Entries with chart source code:
━━━━
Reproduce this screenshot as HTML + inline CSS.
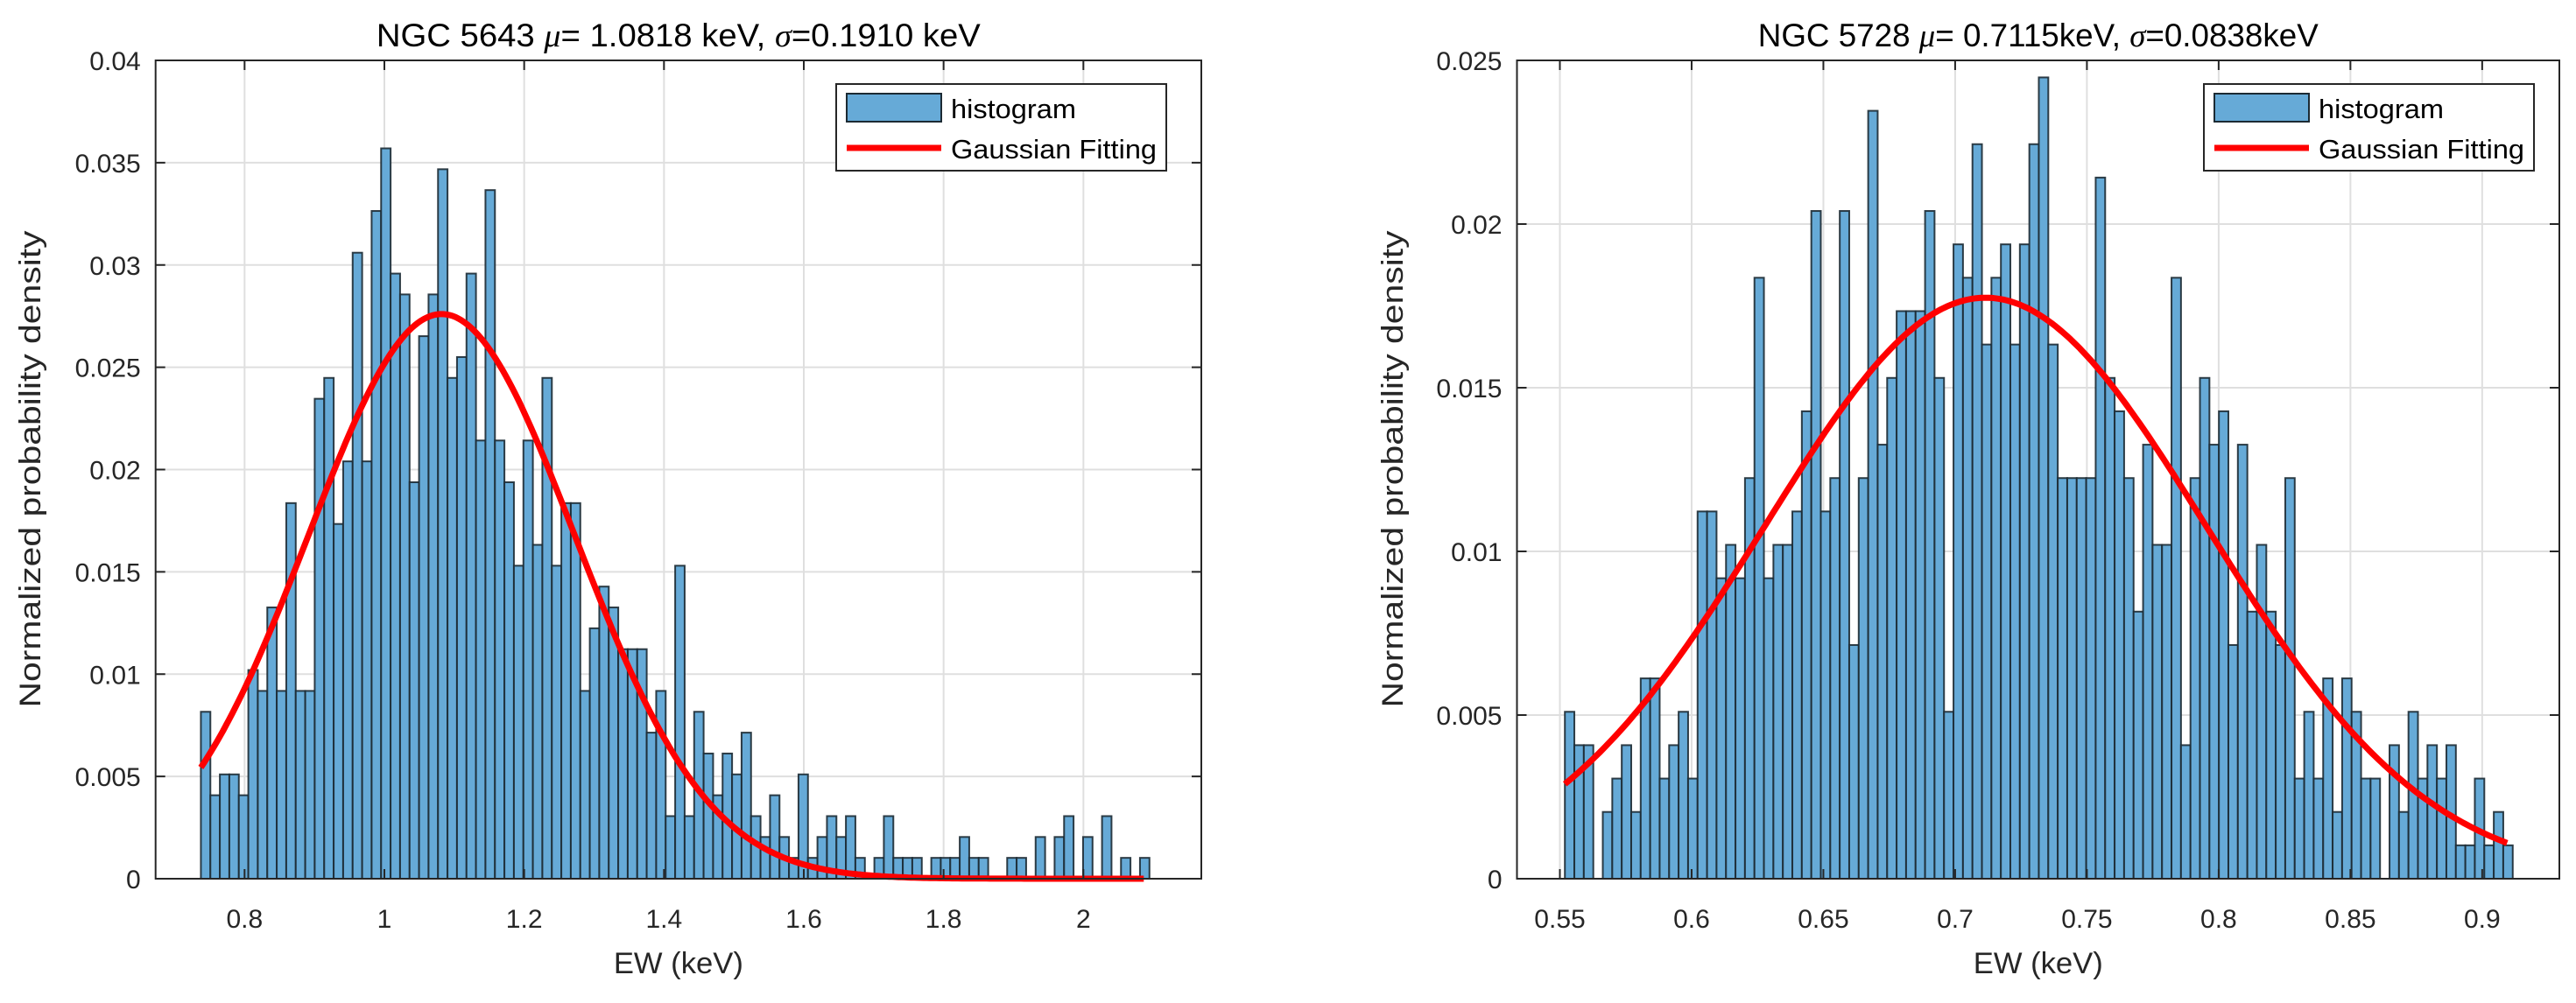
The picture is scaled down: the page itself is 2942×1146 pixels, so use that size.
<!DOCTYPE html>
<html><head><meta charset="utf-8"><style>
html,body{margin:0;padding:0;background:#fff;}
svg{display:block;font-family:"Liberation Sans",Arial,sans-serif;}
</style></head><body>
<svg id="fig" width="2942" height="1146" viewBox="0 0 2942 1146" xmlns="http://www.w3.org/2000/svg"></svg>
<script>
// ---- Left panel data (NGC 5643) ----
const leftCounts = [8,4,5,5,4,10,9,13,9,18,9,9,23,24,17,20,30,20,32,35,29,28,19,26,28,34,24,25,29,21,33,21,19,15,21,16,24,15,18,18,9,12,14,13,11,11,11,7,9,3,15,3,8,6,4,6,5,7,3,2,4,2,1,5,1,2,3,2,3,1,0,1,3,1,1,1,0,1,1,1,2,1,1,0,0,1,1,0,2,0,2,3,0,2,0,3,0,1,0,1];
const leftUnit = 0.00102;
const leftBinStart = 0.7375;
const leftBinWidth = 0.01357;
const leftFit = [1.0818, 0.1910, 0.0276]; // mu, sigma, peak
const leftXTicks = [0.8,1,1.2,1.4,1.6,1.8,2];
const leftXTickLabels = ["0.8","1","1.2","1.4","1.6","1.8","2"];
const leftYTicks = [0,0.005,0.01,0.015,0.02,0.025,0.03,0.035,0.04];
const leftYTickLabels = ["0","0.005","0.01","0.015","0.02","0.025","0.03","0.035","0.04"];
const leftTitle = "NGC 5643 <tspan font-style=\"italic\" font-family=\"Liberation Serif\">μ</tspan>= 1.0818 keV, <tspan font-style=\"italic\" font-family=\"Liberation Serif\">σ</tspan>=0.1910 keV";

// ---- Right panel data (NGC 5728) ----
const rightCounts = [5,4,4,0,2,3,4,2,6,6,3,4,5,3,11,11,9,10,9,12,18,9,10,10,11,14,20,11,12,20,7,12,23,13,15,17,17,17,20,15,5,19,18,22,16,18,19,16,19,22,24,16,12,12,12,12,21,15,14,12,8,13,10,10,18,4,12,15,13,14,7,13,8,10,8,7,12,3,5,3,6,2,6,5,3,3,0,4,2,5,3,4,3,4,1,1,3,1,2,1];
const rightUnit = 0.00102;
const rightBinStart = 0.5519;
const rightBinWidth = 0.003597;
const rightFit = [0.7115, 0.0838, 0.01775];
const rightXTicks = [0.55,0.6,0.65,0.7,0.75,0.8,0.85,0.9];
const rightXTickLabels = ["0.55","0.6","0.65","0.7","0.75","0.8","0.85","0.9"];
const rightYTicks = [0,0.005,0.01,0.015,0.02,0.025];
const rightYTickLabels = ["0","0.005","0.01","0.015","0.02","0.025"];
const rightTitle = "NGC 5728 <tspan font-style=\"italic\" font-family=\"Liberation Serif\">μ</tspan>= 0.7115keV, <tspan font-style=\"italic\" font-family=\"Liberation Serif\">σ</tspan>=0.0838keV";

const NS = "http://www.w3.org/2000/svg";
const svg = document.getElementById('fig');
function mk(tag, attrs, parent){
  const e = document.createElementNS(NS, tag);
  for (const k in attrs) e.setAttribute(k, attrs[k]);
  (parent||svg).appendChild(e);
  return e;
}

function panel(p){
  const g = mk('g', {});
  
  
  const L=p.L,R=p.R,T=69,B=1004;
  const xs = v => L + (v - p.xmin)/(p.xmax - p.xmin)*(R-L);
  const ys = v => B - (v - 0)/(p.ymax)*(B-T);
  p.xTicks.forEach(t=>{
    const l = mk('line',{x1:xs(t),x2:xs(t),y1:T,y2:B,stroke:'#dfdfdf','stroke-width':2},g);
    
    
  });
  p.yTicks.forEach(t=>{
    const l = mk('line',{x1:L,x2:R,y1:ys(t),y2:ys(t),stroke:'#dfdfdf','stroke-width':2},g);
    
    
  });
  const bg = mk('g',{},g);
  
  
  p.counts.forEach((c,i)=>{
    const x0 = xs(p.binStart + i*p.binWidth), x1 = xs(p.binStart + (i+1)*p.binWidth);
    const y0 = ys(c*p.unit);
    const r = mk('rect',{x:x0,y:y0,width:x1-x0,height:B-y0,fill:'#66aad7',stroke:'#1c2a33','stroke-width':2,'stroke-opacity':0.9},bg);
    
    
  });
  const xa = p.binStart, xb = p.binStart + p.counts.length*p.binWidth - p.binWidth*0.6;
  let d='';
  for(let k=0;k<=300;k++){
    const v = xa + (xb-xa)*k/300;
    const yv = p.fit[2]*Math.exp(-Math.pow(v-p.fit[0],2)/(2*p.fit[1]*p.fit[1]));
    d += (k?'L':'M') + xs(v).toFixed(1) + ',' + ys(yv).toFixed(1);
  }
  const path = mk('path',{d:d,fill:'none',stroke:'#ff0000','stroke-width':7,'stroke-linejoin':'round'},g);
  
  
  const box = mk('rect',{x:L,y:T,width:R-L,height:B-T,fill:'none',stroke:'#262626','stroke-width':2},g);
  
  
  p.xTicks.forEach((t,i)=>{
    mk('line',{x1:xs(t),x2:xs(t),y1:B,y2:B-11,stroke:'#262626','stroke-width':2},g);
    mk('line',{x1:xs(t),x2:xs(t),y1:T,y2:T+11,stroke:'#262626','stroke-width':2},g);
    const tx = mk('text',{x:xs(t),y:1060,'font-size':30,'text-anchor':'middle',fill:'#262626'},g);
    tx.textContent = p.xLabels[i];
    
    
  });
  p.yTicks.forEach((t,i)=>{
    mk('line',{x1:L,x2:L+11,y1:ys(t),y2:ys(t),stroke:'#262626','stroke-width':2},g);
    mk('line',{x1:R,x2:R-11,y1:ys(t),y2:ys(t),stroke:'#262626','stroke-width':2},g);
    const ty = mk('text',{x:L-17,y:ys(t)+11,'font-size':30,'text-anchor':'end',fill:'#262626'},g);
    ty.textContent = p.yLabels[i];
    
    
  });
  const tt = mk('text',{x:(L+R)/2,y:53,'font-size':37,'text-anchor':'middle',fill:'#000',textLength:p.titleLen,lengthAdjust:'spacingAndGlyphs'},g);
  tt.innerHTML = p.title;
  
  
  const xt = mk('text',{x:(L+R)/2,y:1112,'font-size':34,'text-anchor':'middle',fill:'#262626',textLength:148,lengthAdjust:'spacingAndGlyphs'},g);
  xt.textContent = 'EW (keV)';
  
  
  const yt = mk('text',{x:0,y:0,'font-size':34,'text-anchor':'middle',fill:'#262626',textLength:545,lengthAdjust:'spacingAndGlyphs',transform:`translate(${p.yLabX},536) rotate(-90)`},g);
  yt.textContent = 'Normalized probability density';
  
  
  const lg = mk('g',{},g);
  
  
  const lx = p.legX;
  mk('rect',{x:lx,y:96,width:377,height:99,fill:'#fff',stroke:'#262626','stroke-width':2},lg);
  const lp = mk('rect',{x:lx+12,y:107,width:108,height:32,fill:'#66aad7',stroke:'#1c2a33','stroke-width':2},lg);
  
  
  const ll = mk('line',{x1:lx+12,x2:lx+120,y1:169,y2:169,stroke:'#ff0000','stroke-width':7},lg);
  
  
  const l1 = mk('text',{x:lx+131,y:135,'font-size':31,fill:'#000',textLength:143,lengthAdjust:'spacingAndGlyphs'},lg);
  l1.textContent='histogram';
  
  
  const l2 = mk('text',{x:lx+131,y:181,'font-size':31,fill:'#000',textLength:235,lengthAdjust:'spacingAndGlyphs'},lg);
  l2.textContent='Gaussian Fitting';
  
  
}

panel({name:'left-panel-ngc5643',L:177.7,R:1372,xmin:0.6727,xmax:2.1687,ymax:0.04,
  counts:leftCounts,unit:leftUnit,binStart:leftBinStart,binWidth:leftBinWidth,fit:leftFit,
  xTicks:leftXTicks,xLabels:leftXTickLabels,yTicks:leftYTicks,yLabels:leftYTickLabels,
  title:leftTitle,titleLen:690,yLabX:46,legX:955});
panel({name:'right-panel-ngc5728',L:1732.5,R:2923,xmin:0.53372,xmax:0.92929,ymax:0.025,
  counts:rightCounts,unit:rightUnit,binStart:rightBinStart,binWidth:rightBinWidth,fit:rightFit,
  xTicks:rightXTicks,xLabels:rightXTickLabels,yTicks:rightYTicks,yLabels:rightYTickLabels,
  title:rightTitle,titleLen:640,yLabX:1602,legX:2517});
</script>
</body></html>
━━━━
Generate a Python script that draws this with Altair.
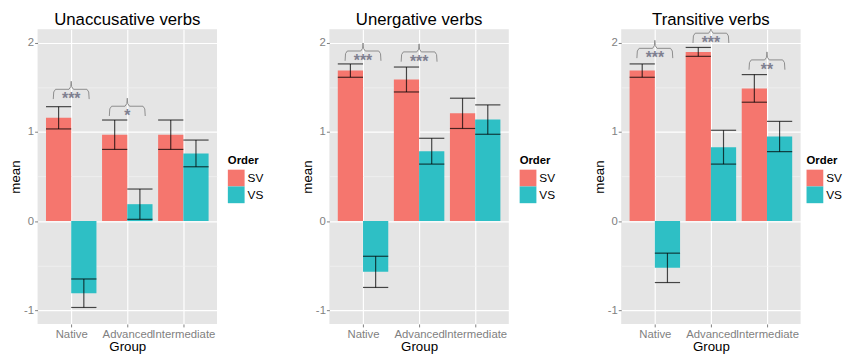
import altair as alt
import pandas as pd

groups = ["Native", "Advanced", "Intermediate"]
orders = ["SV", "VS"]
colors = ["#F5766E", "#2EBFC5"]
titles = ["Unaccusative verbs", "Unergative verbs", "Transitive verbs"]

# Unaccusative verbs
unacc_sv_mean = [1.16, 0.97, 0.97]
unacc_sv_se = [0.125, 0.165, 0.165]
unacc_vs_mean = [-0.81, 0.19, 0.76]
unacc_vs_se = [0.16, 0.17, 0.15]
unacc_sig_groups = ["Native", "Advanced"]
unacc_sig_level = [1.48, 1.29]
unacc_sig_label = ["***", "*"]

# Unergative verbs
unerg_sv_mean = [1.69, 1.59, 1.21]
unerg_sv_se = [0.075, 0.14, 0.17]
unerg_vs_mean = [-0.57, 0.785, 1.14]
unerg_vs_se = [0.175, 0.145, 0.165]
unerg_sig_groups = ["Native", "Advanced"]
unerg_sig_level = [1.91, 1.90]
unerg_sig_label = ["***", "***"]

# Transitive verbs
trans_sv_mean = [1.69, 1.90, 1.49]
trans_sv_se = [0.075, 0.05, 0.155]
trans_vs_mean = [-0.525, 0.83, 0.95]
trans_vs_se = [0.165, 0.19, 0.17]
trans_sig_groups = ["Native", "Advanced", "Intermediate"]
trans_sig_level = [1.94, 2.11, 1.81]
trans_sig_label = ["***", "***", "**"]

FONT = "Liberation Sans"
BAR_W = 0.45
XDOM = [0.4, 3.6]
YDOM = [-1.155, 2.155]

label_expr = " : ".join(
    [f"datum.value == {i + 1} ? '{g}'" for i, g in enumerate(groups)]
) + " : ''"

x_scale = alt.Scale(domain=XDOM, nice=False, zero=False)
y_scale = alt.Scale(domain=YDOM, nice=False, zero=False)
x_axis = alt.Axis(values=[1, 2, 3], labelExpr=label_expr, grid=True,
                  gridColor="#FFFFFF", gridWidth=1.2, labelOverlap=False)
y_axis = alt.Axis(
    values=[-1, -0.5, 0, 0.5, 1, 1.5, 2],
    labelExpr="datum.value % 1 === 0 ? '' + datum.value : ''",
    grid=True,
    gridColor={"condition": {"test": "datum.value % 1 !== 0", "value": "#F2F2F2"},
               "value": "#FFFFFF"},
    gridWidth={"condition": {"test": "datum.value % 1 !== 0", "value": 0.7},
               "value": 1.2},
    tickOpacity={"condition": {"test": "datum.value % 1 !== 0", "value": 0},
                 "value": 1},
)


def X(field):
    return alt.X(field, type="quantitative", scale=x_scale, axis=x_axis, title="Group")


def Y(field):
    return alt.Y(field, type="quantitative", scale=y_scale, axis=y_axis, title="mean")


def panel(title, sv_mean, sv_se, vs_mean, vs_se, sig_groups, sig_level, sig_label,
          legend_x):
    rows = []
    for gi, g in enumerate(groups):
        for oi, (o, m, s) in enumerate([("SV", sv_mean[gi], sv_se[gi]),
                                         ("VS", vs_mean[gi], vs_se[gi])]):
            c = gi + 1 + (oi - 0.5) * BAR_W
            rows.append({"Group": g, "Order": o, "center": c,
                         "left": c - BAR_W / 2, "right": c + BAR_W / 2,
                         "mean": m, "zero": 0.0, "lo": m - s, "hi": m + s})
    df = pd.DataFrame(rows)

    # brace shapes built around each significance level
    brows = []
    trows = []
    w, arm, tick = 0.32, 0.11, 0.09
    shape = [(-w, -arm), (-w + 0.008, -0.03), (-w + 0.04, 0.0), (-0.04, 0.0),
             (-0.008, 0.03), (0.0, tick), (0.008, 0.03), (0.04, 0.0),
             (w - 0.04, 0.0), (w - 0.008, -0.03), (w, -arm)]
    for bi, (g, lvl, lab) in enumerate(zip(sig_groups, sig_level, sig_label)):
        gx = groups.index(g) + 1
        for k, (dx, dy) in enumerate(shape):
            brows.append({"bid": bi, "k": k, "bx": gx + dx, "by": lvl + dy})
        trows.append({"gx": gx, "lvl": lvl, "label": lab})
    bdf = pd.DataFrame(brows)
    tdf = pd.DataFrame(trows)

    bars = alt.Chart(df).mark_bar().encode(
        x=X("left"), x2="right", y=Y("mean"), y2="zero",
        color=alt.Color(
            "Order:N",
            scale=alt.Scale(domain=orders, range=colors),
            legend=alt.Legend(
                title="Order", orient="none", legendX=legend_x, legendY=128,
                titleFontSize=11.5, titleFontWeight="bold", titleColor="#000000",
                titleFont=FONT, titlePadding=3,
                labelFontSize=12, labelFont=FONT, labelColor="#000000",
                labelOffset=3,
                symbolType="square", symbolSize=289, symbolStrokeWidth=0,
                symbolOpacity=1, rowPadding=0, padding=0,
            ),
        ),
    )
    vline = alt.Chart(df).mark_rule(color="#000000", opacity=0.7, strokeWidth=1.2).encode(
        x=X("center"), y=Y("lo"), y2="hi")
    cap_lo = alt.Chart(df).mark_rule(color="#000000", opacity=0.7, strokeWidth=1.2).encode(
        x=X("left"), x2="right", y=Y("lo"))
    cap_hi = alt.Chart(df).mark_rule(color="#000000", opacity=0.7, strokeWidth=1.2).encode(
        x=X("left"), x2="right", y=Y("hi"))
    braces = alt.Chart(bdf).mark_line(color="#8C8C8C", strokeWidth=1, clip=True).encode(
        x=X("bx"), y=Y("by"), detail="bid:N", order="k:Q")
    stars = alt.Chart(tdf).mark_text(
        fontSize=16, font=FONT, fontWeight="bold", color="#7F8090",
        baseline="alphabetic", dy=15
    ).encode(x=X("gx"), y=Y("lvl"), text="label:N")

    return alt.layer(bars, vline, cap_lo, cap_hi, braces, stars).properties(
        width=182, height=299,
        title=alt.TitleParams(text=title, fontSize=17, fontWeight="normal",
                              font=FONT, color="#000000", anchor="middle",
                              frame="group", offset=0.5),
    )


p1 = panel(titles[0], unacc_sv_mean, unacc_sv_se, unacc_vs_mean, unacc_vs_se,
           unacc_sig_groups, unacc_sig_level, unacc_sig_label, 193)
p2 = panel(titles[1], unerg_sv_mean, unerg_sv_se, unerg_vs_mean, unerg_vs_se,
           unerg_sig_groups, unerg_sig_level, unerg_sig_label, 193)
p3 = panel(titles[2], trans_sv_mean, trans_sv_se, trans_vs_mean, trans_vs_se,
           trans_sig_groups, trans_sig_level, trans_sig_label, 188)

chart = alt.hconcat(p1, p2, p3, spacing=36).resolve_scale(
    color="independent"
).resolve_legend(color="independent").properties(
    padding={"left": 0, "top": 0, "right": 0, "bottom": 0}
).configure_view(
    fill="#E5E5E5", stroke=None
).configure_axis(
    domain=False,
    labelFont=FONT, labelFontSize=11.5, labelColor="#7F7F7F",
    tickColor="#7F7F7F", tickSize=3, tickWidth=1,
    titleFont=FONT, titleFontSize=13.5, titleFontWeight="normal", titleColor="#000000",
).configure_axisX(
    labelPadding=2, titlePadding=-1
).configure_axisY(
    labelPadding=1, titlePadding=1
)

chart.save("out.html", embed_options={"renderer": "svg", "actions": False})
━━━━
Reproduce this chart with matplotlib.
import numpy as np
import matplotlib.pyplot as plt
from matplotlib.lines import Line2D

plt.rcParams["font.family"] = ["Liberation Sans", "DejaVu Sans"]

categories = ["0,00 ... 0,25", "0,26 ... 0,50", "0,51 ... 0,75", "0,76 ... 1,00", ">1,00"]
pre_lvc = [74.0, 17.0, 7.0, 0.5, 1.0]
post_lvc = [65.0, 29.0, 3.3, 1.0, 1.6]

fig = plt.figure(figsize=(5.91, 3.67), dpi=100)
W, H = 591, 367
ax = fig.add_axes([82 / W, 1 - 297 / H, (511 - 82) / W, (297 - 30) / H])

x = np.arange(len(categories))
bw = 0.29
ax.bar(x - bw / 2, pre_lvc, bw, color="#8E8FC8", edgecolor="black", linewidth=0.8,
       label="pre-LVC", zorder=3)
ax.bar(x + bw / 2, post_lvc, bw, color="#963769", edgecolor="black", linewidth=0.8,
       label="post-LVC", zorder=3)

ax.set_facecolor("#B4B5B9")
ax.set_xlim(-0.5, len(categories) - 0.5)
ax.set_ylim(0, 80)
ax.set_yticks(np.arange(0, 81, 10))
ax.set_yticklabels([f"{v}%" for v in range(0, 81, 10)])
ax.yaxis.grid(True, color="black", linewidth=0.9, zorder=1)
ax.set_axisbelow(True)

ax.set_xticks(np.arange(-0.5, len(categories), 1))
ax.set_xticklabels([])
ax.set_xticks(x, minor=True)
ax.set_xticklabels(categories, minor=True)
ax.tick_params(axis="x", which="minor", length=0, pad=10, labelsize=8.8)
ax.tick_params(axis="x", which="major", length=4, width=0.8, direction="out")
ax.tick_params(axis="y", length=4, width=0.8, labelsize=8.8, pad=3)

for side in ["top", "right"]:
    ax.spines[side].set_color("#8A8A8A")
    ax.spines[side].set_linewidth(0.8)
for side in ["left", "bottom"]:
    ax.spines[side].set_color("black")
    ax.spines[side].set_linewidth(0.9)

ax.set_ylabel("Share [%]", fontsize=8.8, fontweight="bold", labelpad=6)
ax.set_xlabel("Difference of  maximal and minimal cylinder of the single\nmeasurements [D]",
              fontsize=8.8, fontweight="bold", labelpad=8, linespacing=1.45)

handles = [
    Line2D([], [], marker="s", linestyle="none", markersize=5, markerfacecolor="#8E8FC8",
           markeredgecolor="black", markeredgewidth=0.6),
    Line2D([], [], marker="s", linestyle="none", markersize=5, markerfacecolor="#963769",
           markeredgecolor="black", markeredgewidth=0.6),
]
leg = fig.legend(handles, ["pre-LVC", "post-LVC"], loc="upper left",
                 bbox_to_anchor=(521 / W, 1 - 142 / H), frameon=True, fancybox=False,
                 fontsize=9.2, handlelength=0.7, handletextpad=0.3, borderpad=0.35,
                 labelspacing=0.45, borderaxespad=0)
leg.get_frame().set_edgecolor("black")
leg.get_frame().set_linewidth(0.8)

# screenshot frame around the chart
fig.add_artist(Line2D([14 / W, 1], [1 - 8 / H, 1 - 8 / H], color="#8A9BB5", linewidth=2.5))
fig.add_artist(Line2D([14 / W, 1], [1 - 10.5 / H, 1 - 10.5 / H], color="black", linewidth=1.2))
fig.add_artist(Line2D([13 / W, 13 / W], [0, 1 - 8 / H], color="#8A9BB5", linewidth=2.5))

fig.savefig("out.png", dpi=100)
━━━━
- Task to carry out -
Lines from the one with "Reproduce this screenshot" through the one with "1.0818 keV, <tspan" are the only ones to quote. Quote them exactly and leave out pictures.

- Solution for this task -
Reproduce this screenshot as HTML + inline CSS.
The picture is scaled down: the page itself is 2942×1146 pixels, so use that size.
<!DOCTYPE html>
<html><head><meta charset="utf-8"><style>
html,body{margin:0;padding:0;background:#fff;}
svg{display:block;font-family:"Liberation Sans",Arial,sans-serif;}
</style></head><body>
<svg id="fig" width="2942" height="1146" viewBox="0 0 2942 1146" xmlns="http://www.w3.org/2000/svg"></svg>
<script>
// ---- Left panel data (NGC 5643) ----
const leftCounts = [8,4,5,5,4,10,9,13,9,18,9,9,23,24,17,20,30,20,32,35,29,28,19,26,28,34,24,25,29,21,33,21,19,15,21,16,24,15,18,18,9,12,14,13,11,11,11,7,9,3,15,3,8,6,4,6,5,7,3,2,4,2,1,5,1,2,3,2,3,1,0,1,3,1,1,1,0,1,1,1,2,1,1,0,0,1,1,0,2,0,2,3,0,2,0,3,0,1,0,1];
const leftUnit = 0.00102;
const leftBinStart = 0.7375;
const leftBinWidth = 0.01357;
const leftFit = [1.0818, 0.1910, 0.0276]; // mu, sigma, peak
const leftXTicks = [0.8,1,1.2,1.4,1.6,1.8,2];
const leftXTickLabels = ["0.8","1","1.2","1.4","1.6","1.8","2"];
const leftYTicks = [0,0.005,0.01,0.015,0.02,0.025,0.03,0.035,0.04];
const leftYTickLabels = ["0","0.005","0.01","0.015","0.02","0.025","0.03","0.035","0.04"];
const leftTitle = "NGC 5643 <tspan font-style=\"italic\" font-family=\"Liberation Serif\">μ</tspan>= 1.0818 keV, <tspan font-style=\"italic\" font-family=\"Liberation Serif\">σ</tspan>=0.1910 keV";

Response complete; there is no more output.